Marvin, Seth and Stanley

Marvin, Seth and Stanley

Marvin, Seth and Stanley (Director: Stephen Gurewitz): At this point, I’m sure I’d see anything with Alex Karpovsky in it. He brings intensity to everything he does, and is usually the most magnetic presence on the screen. He’s also a talented writer and director of his own work (the criminally-underseen Woodpecker (review) for instance). I first discovered his acting work in Lovers of Hate (review) and have been trying to see him in stuff ever since.
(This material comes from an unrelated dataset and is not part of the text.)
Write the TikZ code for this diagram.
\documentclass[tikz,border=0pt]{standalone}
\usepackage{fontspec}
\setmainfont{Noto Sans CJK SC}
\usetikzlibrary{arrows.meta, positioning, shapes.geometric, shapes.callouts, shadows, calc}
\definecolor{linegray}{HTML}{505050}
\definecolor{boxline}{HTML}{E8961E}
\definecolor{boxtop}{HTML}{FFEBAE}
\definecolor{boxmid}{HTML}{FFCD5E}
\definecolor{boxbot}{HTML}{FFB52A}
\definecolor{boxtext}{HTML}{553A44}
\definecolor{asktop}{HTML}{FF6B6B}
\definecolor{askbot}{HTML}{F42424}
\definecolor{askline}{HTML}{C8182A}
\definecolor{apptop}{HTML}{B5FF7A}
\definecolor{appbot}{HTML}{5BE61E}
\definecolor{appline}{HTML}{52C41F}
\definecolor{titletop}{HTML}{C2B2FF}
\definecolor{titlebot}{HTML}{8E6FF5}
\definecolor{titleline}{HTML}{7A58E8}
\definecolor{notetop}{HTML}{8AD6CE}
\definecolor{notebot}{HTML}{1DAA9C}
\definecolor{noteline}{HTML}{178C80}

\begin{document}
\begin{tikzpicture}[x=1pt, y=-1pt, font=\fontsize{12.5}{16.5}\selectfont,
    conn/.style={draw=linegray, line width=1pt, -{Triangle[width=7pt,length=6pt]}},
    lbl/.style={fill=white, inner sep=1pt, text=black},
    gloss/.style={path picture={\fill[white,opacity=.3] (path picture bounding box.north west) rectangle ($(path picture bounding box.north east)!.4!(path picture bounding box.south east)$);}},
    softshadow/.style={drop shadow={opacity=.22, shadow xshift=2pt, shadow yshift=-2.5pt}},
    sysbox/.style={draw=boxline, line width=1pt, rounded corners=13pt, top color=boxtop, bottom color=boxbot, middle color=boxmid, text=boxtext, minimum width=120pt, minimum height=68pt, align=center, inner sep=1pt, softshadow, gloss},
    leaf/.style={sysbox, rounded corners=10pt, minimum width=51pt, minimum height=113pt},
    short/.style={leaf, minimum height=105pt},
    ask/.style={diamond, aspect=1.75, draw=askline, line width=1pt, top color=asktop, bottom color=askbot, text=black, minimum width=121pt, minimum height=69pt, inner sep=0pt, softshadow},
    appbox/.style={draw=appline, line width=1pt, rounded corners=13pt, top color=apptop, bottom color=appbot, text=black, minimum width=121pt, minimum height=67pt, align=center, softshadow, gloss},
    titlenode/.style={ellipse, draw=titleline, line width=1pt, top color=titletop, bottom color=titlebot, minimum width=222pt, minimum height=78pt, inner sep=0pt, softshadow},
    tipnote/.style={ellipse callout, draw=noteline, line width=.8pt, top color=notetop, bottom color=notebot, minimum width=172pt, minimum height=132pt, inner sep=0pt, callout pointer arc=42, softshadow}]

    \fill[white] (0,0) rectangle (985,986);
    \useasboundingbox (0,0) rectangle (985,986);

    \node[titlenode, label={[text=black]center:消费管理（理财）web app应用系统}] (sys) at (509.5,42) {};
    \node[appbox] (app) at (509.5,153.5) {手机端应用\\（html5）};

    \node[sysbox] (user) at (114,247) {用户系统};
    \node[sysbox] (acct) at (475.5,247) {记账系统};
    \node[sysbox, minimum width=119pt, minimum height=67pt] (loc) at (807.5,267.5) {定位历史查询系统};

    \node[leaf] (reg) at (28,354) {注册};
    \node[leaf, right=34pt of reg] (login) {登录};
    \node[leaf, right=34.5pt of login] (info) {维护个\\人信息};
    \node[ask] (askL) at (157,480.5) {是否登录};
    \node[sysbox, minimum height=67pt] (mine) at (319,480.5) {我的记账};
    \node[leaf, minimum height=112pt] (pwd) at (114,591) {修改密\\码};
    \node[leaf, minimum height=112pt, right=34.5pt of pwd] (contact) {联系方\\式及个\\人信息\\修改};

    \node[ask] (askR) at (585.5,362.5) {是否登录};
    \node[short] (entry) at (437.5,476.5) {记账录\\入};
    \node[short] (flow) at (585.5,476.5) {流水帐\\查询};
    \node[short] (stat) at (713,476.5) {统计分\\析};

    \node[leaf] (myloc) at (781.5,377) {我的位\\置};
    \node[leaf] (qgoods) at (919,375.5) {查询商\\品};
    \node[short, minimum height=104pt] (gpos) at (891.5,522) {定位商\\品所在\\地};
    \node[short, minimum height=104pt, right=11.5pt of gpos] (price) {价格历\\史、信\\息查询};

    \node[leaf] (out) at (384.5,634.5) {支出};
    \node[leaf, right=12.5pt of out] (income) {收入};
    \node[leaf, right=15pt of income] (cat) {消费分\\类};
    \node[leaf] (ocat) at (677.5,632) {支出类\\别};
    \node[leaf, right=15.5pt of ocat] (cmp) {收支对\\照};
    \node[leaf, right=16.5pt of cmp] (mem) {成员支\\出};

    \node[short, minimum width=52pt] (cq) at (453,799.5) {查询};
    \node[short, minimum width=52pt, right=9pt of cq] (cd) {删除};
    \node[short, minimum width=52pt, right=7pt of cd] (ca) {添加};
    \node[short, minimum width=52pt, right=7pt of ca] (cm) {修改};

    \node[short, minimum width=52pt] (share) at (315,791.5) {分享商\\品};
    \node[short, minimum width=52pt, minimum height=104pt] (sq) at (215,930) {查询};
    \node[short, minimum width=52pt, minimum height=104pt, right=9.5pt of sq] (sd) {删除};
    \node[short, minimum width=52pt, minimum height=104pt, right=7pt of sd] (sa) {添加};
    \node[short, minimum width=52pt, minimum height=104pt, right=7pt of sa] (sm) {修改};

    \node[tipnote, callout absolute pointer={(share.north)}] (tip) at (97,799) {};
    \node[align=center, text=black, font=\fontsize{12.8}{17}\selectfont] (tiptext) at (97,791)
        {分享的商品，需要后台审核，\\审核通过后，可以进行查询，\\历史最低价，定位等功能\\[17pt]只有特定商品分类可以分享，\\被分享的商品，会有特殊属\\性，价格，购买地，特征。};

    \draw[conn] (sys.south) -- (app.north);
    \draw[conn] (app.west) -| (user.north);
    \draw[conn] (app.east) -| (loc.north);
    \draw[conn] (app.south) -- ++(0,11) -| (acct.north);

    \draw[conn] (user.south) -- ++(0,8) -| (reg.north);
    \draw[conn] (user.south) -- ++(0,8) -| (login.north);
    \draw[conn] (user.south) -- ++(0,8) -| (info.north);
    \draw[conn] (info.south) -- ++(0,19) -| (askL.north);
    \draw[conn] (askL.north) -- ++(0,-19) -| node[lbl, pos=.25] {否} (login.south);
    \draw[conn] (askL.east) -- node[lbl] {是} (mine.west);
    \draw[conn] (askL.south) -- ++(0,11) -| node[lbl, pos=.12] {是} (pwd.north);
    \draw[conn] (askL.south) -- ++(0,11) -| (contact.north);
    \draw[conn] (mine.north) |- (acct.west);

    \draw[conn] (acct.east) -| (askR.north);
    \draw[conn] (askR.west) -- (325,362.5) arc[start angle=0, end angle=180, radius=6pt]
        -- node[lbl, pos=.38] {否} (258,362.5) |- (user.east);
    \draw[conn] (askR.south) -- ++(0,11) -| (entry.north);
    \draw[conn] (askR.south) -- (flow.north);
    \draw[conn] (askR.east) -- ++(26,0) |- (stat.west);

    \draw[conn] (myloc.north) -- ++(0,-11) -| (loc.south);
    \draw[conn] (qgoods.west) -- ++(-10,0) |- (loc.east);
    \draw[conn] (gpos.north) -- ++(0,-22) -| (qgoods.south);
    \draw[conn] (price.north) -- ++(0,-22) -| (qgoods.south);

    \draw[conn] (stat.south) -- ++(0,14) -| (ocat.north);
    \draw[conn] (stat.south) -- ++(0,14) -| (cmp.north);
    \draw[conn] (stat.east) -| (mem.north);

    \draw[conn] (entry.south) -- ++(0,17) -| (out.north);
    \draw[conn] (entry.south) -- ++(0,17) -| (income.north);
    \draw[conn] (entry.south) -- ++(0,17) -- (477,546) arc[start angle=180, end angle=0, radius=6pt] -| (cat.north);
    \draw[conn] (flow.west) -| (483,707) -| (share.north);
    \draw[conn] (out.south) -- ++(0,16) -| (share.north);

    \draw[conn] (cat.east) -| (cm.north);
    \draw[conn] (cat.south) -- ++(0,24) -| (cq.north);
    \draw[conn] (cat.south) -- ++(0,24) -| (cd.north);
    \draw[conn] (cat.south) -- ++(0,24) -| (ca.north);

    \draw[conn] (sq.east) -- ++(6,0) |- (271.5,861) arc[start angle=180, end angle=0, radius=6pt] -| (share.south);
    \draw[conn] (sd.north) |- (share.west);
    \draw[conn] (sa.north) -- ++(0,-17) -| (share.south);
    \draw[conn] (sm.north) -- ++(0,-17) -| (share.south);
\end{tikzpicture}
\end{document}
To be fair, when I say he brings intensity, I’m usually saying he plays someone who’s a bit of an asshole. That’s certainly true here. As Seth, the marginally more successful of two estranged brothers, he seems eager to leave his humble roots behind. Both he and younger brother Stanley (played by writer-director Stephen Gurewitz, looking a little bit like a young Robert DeNiro) live in Los Angeles, where Seth seems to work somewhere “in the industry” while Stanley tries to get an acting career going. They’re not close, and are only back home in Minnesota to see their father (Stephen’s real-life father Marvin Gurewitz), who’s somehow guilted them into going on a camping/fishing trip with him. It’s awkward from the very start. Marvin seems like a nice guy, but in a nebbishy kind of way. For instance, he hides the fact from his sons that he’s working at an unchallenging job at a dairy, long after they assume he must be retired. Stephen is an ineffectual chip off the old block, while Seth aggressively bullies the other two in an effort to feel superior. None of them seem like the camping type.

As the weekend wears on, and their plans continually go awry, it becomes clear that Seth’s marriage is coming apart. And despite the fact he’s with his two closest relatives, he’s unable to get anything from them. These are like three people who just seemed to end up in the same family randomly. Certainly the absence of their mother (divorced from their dad) or any other female presence accentuates their male lack of communication skills. Alcohol seems to be Seth’s tool of choice, but it never really works to connect the three men. There’s a Cassavetes feel to the scenario, primarily due to Karpovsky’s unpredictability and the handheld 16mm camerawork.

There’s humour of the wincing kind, but overall this is a portrait of sadness. It felt a lot like Cassavetes’ Husbands (review) to me, just in the way that these men have no idea how to express to each other the terrors they’re feeling. They simply lack the vocabulary. In the end, Seth tries to express a little bit of tenderness toward his brother and father, but ends up resorting to the shock tactics he’s always relied on.

Marvin, Seth and Stanley is screening on Friday February 8th as part of Fucked Up’s Long Winter series of events at the Great Hall (1087 Queen Street West). Doors open at 7pm, the movie will screen at 7:30pm with music following directly after the film from the likes of Fucked Up, Holy Fuck, The Sadies, Kids on TV, Maylee Todd, Odonis Odonis and Rituals. Incredibly, the event is PWYC (Pay What You Can). If I wasn’t going to be out of town, you can bet I’d be there. You certainly should!